Cara Williams, a perky and talented blue-eyed redhead, was born Bernice Kamiat on June 29, 1925, in Brooklyn, to an Austrian Jewish father, Benjamin Kamiat, and a mother of Romanian Jewish descent, Flora (Schwartz).
As a child, she began performing and continued to do so into her teens. After her parents' divorce, she relocated with her mother to Hollywood, where she attended the Hollywood Professional School and lent her voice to both radio and animated cartoon shorts.
At the age of 16, she was signed by 20th Century-Fox and began playing minor roles in dramas, comedies, and musicals, billing herself as Bernice Kay.
Throughout World War II, she was known for adding a touch of pep and zing to her small roles, playing various characters such as secretaries, salesgirls, and girlfriends in films like Wide Open Town, Happy Land, In the Meantime, Darling, and Don Juan Quilligan.
In the post-war years, she made a splash on stage in a production of "Born Yesterday" and started earning feisty, tart-tongued roles in films like Boomerang! and The Saxon Charm.
By the 1950s, she showed scene-stealing potential in The Girl Next Door and The Helen Morgan Story, and earned an Academy Award nomination for her supporting turn in The Defiant Ones opposite Sidney Poitier and Tony Curtis.

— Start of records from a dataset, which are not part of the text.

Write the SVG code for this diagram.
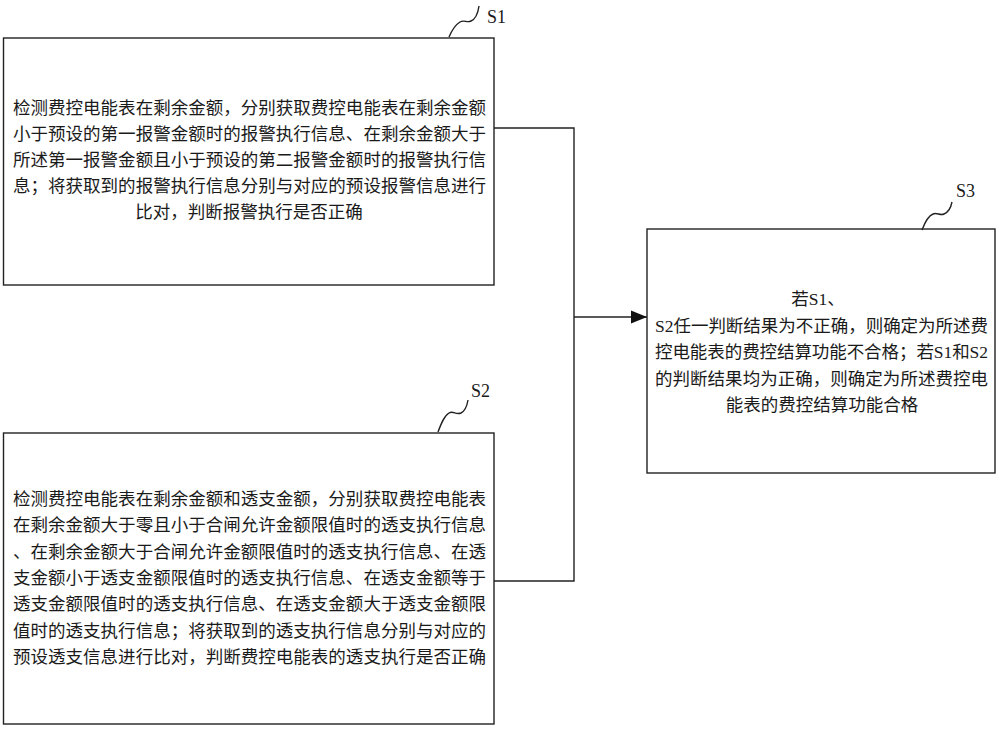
<svg xmlns="http://www.w3.org/2000/svg" width="1000" height="729" viewBox="0 0 1000 729">
  <style>
    .box { fill: #ffffff; stroke: #222222; stroke-width: 1.4; }
    .conn { fill: none; stroke: #222222; stroke-width: 1.4; }
    .sq { fill: none; stroke: #222222; stroke-width: 1.4; }
    .t { font-family: "Liberation Serif", "Noto Sans CJK SC", serif; font-size: 17.5px; fill: #1a1a1a; }
    .lbl { font-family: "Liberation Serif", "Noto Sans CJK SC", serif; font-size: 18px; fill: #1a1a1a; }
  </style>
  <defs>
    <marker id="arrow" markerWidth="16" markerHeight="14" refX="16" refY="7" orient="auto" markerUnits="userSpaceOnUse">
      <polygon points="0,0.5 16,7 0,13.5" fill="#111111"/>
    </marker>
  </defs>
  <rect width="1000" height="729" fill="#ffffff"/>

  <g id="connectors">
    <polyline class="conn" points="494,128 574,128 574,581 494,581"/>
    <line class="conn" x1="574" y1="317" x2="647" y2="317" marker-end="url(#arrow)"/>
  </g>

  <g id="S1">
    <rect class="box" x="3.5" y="38" width="490.5" height="247"/>
    <path class="sq" d="M449,37 C452,30 455,25 460,22 C464,19.5 467,23 471,21 C476,19 478,13 479,6"/>
    <text class="lbl" x="487" y="23">S1</text>
    <text class="t" x="13" y="114" textLength="473" lengthAdjust="spacing">检测费控电能表在剩余金额，分别获取费控电能表在剩余金额</text>
    <text class="t" x="13" y="140" textLength="473" lengthAdjust="spacing">小于预设的第一报警金额时的报警执行信息、在剩余金额大于</text>
    <text class="t" x="13" y="166" textLength="473" lengthAdjust="spacing">所述第一报警金额且小于预设的第二报警金额时的报警执行信</text>
    <text class="t" x="13" y="192" textLength="473" lengthAdjust="spacing">息；将获取到的报警执行信息分别与对应的预设报警信息进行</text>
    <text class="t" x="249" y="218" text-anchor="middle">比对，判断报警执行是否正确</text>
  </g>

  <g id="S2">
    <rect class="box" x="3.5" y="433" width="490.5" height="291"/>
    <path class="sq" d="M438,432 C441,424 444,416 449,413 C453,410.5 456,415 461,413 C465,411 467,406 468,400"/>
    <text class="lbl" x="471" y="397">S2</text>
    <text class="t" x="13" y="505" textLength="473" lengthAdjust="spacing">检测费控电能表在剩余金额和透支金额，分别获取费控电能表</text>
    <text class="t" x="13" y="531" textLength="473" lengthAdjust="spacing">在剩余金额大于零且小于合闸允许金额限值时的透支执行信息</text>
    <text class="t" x="13" y="557.5" textLength="473" lengthAdjust="spacing">、在剩余金额大于合闸允许金额限值时的透支执行信息、在透</text>
    <text class="t" x="13" y="584" textLength="473" lengthAdjust="spacing">支金额小于透支金额限值时的透支执行信息、在透支金额等于</text>
    <text class="t" x="13" y="610" textLength="473" lengthAdjust="spacing">透支金额限值时的透支执行信息、在透支金额大于透支金额限</text>
    <text class="t" x="13" y="636.5" textLength="473" lengthAdjust="spacing">值时的透支执行信息；将获取到的透支执行信息分别与对应的</text>
    <text class="t" x="13" y="663" textLength="473" lengthAdjust="spacing">预设透支信息进行比对，判断费控电能表的透支执行是否正确</text>
  </g>

  <g id="S3">
    <rect class="box" x="647" y="229" width="348" height="244"/>
    <path class="sq" d="M922,230 C925,222 928,216 933,214 C937,212 940,216 944,214 C949,212 951,207 952,202"/>
    <text class="lbl" x="956" y="197">S3</text>
    <text class="t" x="818" y="305" text-anchor="middle">若S1、</text>
    <text class="t" x="655" y="331.5" textLength="333" lengthAdjust="spacing">S2任一判断结果为不正确，则确定为所述费</text>
    <text class="t" x="655" y="358" textLength="333" lengthAdjust="spacing">控电能表的费控结算功能不合格；若S1和S2</text>
    <text class="t" x="655" y="384.5" textLength="333" lengthAdjust="spacing">的判断结果均为正确，则确定为所述费控电</text>
    <text class="t" x="822" y="411" text-anchor="middle">能表的费控结算功能合格</text>
  </g>
</svg>
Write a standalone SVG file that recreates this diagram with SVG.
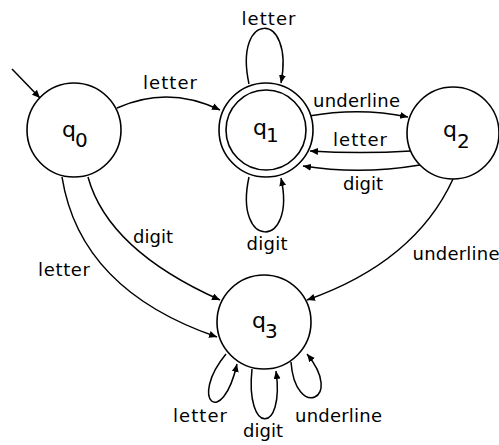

This led to a couple of flashy gangster moll roles in the film comedies Never Steal Anything Small and The Man from the Diners' Club.
She also starred in the sitcom December Bride and later in her own series, The Cara Williams Show, alongside Frank Aletter.
However, her career went into decline after the canceling of her sitcom, and she eventually retired in the 1980s.
In her personal life, she was married to actor John Drew Barrymore and had a son, John Blyth Barrymore, who also became an actor. She later married a Beverly Hills realtor and developed a strong business acumen in interior designing and as a champion poker player.